Uganda’s debt projected to hit Shs130 trillion, CSOs raise alarm
ParrotsugJune 10, 2026Read original
By Leonard Kamugisha Akida, KAMPALACivil Society Organisations (CSOs) have called for responsible borrowing, transparency and accountability in public debt management as Uganda’s debt burden continues to rise.
The call was made on Wednesday during the launch of the Freedom from Debt Campaign in Uganda at the Civil Society Budget Advocacy Group (CSBAG) offices in Ntinda, Kampala.
The organisations said Uganda’s public debt stood at Shs94.9 trillion as of December 2025 and is projected to rise to Shs130 trillion in the financial year 2026/27.
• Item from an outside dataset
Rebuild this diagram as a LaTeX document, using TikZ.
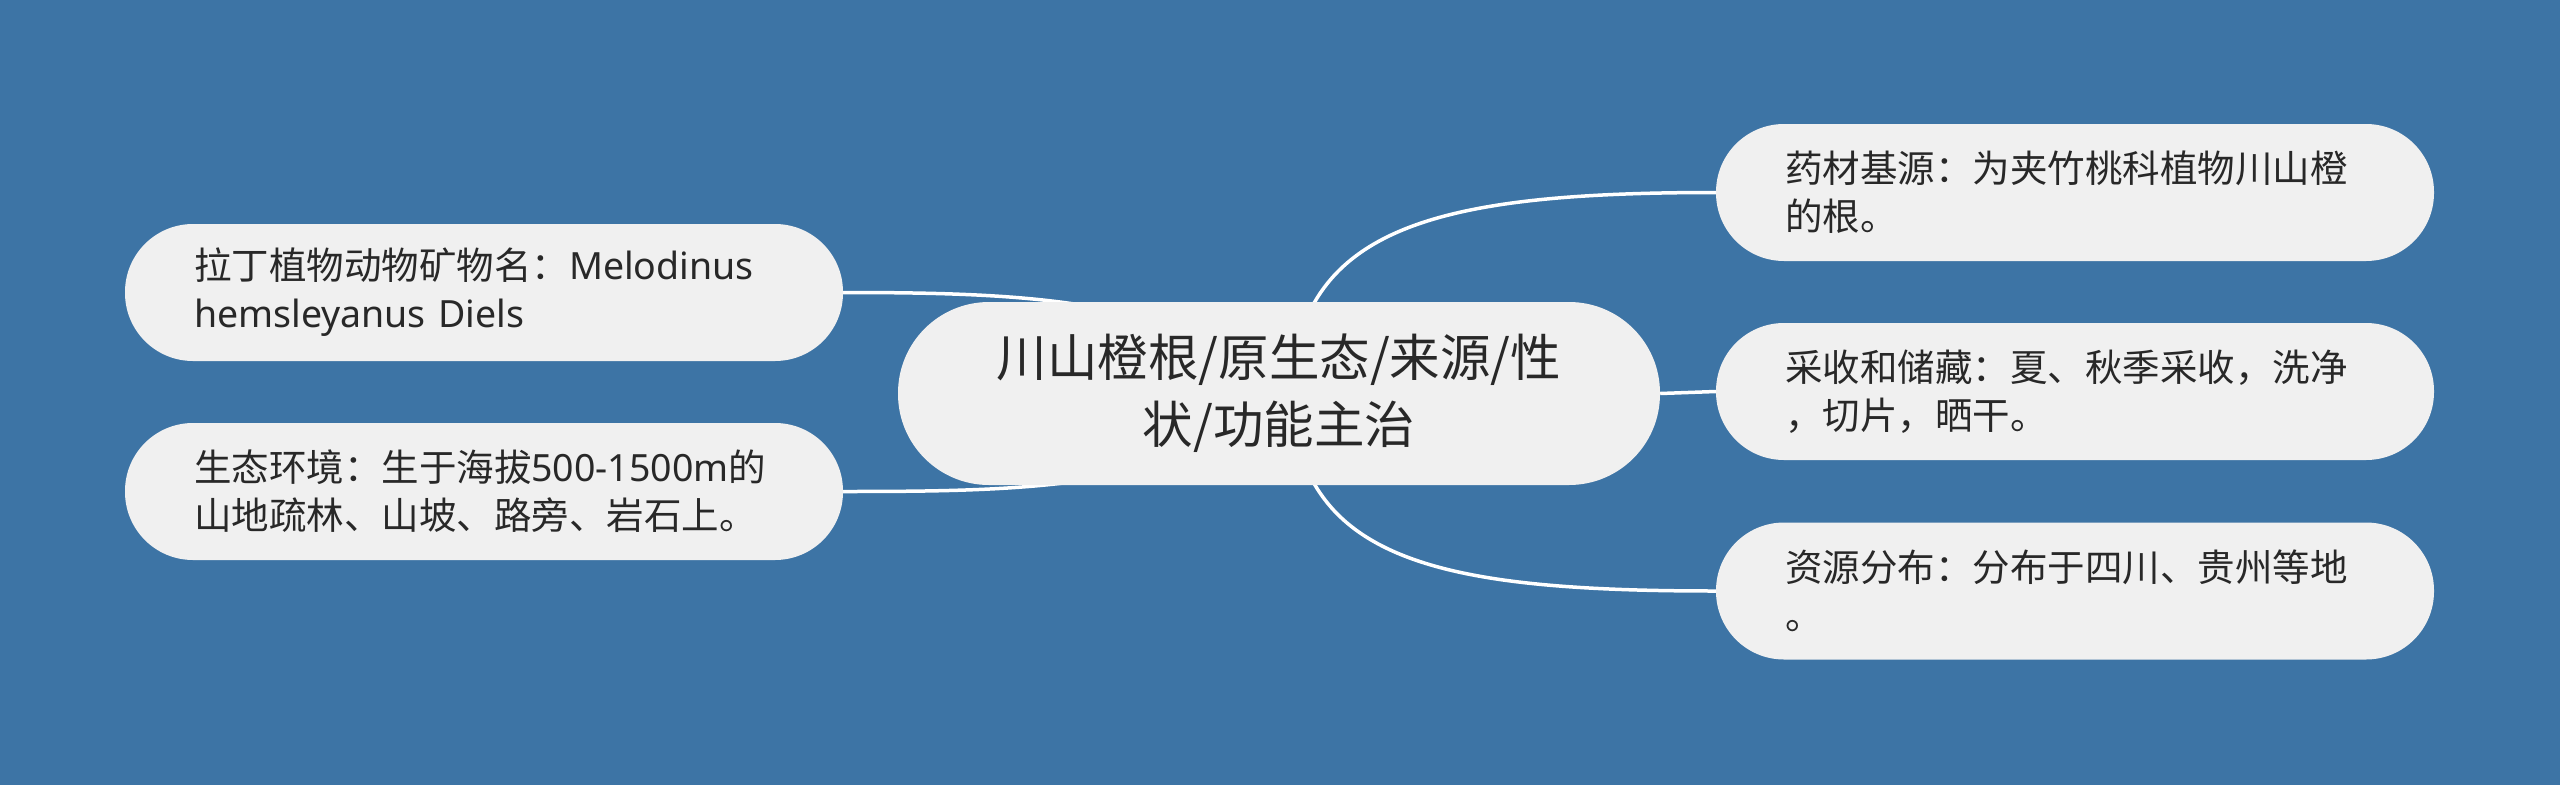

They warned that increasing debt servicing obligations could limit the government’s ability to respond to development priorities and economic shocks.
“Uganda’s debt-to-GDP ratio has increased from approximately 46.6% in FY2023/24 to above 50%, approaching levels that require careful management to preserve fiscal sustainability and macroeconomic stability,” the CSOs said.
They added that rising debt obligations expose the country to exchange rate fluctuations, interest rate shocks, refinancing risks and revenue uncertainties.
According to the CSOs, the growing cost of servicing debt is competing with funding for key public services.
In the next financial year, government is projected to spend Shs33.6 trillion on debt servicing compared to Shs13.5 trillion for human capital development, Shs2.26 trillion for agro-industrialisation and about Shs2.5 trillion for wealth creation programmes.
Julius Mukunda, the executive director of CSBAG, said Uganda needs fair borrowing terms and should reduce dependence on debt.
“If you are borrowing externally at 8%, and the same market is providing loans to other countries at less than 3%, that is already unfair for a country like Uganda,” Mukunda said.
He said borrowed money should be used for productive investments such as roads, schools and other projects that improve citizens’ welfare.
“We can reduce debt dependence by ensuring that the current debt we have acquired delivers the things we want,” he said.
Henry Magala, the country director of AHF Uganda Cares, said the campaign is not against borrowing but is aimed at promoting prudent debt management.
“The campaign is not against borrowing. It is a call for social justice, equity, responsible borrowing, transparency, accountability and prudent debt management,” Magala said.
He said borrowed funds must generate meaningful development outcomes in sectors such as healthcare, education, agriculture, social protection and employment creation.
Hilda Tumuhe, a representative from SEATINI Uganda said Uganda’s debt is not by accident, but called for innovative financing approaches to strengthen public debt management.
She said Uganda can reduce debt dependence by addressing inefficiencies in government spending.
“Some expenses like unnecessary travel, memberships and other costs can be reduced. We can reduce debt dependence by being efficient,” Naigaga said.
The CSOs also called for reforms in the global borrowing system, arguing that developing countries should access loans under fairer terms.
They said the current sovereign debt system places a heavier burden on developing countries while benefiting private creditors and wealthy nations.
“We want a better market where if Uganda goes to borrow, it can borrow under almost the same terms as other countries. That is very critical,” Mukunda said.